Tutuklama ve gözaltı halleri ile ilgili bilgi veren Delebe şunları söyledi:

“Normal koşullarda Ceza Muhakemesi Kanunu’nun 100. maddesinde tutuklanmanın gerektiği haller düzenlenmiş, orada nitelik olarak ağır ceza mahkemesinin görev alanına giren ya da toplumda infial uyandıran bazı suç tiplerinden dolayı tutuklama çıkartılır. Burada mesela CMK 100. maddenin saydığı kasten öldürme, gasp, uyuşturucu madde ticareti, bilişim suçları, cinsel suçlar gibi bütün bu ağır nitelikli suçlarda, eğer delil de varsa yani o şüphelinin, suçun faili olduğuna dair bir kuşku da varsa ve bu kuşku kuvvetle muhtemelse o zaman tutuklanması mümkündür. Gözaltına alma ise; tabii ki her suç bakımından gözaltı olmaz. Bir defa suçüstü hallerde gözaltı mümkündür. Yine ağır ceza gerektiren nitelikli suçlarda da gözaltı yapılabilir. Gözaltı yapıldıktan sonra bunun süresi, zaten tek olan dosyalarda yani şüpheli sayısı 1 kişiyse 24 saat ile sınırlıdır. Toplu suçlarda ise bu 48 saat ile sınırlıdır. Bunun ötesinde gözaltına alınan kişilerin ya serbest bırakılması gerekir ya da en yakın hakimliğe çıkartılıp onun tutuklanıp tutuklanmayacağına dair bir yargı kararı alınması gerekmektedir. Şunun altını çizmekte fayda var; maalesef ülkemizde yasalara bağlı kalınmaksızın hem gözaltı hem de tutuklama pek çok yerde keyfi olarak yapılmaktadır. Çünkü suç niteliği olarak çok ağır bir suç değilse bile yargıçlar tutuklama verebilmektedir ya da gözaltı şartları yoksa bile kolluk gözaltı işlemini yapabilmektedir. Bütün bunlara karşı vatandaşların elbette yargıya ve idari yollara başvurma hakkı mevcuttur.”

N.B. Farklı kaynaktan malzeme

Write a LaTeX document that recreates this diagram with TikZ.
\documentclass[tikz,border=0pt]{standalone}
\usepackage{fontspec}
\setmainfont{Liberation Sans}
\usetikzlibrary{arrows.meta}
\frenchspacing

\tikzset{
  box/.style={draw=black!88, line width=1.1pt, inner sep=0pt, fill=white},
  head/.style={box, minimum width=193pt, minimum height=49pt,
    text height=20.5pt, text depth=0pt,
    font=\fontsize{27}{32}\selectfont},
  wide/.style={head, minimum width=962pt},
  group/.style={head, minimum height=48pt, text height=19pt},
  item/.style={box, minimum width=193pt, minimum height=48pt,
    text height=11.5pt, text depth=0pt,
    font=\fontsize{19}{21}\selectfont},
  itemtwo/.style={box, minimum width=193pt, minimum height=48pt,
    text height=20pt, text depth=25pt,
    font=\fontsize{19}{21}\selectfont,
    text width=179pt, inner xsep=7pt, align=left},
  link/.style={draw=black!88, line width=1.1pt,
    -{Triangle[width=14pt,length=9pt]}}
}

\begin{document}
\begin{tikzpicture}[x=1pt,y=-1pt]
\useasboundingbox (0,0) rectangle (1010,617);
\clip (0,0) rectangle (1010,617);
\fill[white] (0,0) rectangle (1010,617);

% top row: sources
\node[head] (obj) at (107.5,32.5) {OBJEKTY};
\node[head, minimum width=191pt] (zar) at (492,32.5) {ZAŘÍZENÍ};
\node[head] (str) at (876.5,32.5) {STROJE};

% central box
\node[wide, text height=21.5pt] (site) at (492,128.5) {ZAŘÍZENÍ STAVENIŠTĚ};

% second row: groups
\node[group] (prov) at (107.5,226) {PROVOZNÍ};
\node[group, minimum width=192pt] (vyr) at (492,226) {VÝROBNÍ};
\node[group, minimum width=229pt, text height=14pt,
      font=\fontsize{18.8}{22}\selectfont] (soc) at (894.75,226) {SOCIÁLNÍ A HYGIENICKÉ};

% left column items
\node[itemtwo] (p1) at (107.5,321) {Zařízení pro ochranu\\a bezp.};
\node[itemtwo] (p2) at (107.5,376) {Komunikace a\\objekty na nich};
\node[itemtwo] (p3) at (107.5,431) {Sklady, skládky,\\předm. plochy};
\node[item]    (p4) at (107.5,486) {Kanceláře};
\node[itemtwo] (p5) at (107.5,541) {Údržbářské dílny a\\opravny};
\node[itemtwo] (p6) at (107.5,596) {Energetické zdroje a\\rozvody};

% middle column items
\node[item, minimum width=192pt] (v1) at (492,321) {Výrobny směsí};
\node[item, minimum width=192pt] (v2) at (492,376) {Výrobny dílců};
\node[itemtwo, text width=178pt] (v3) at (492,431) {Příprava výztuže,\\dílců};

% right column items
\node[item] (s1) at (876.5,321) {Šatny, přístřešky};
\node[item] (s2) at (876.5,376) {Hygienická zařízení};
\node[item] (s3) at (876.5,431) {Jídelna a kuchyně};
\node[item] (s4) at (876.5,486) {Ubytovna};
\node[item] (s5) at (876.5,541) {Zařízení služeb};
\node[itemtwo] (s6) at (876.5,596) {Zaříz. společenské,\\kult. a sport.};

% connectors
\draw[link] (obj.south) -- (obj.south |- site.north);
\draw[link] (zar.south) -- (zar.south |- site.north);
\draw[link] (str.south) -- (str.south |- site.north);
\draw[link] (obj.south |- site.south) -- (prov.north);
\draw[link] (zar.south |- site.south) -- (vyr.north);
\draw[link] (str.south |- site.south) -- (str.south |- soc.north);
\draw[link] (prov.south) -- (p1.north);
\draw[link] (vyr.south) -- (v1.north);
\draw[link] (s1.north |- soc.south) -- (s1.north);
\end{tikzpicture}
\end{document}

“Vatandaşlardan buna ilişkin tepkiler yükselmezse, idarenin aksayan yönlerinin düzelmesi de mümkün değildir”

İnsanların düşüncelerini kimsenin hakkına girmeden ifade edebileceğini vurgulayan Delebe, “İnsanlar bir defa korkularını yenmesi gerekir. İnsanlar, başkalarının hakkına girmedikten sonra, kendi sınırlarını bildikten sonra düşüncelerini her zaman ifade edebilirler. Bundan korkulacak bir şey yoktur. Bu vatandaşa tanınan anayasal bir haktır. Sokakta bazı insanlar düşüncelerini ifade etmekten çekinirler, korkarlar, başlarına bir iş gelebileceğini düşünerek kendi düşüncelerini ifade etmekten çekinirler; ama bu doğru bir yaklaşım değildir. Toplum konuşmalı, insanlar konuşmalı, hataları ve problemleri görmeli bunu dile getirmeli. Her insan ‘nemelazım’ derse, ‘aman başıma bir iş gelmesin, ben sıkıntı yaşamayayım’ derse zaten toplumun düzelmesi mümkün değildir. Belki yöneten kişiler, toplumdaki tepkileri fark etmezler, her şeyin çok iyi gittiğini düşünebilirler. Vatandaşlardan buna ilişkin tepkiler yükselmezse, idarenin aksayan yönlerinin düzelmesi de mümkün değildir. Bu bakımdan her vatandaşın anayasal hakkını kullanarak, kendi düşüncelerini ifade etmesi gerekir. Çekinmelerine, korkmalarına gerek yoktur. Yeter ki kendi hakkı çerçevesinde kullanabilsin, başkalarının hakkına, başkalarının hukukuna girmesin, hakaret etmesin, tehdit etmesin. Bunun dışında kendi düşüncelerini net olarak ifade etmesinde fayda vardır.” şeklinde konuştu.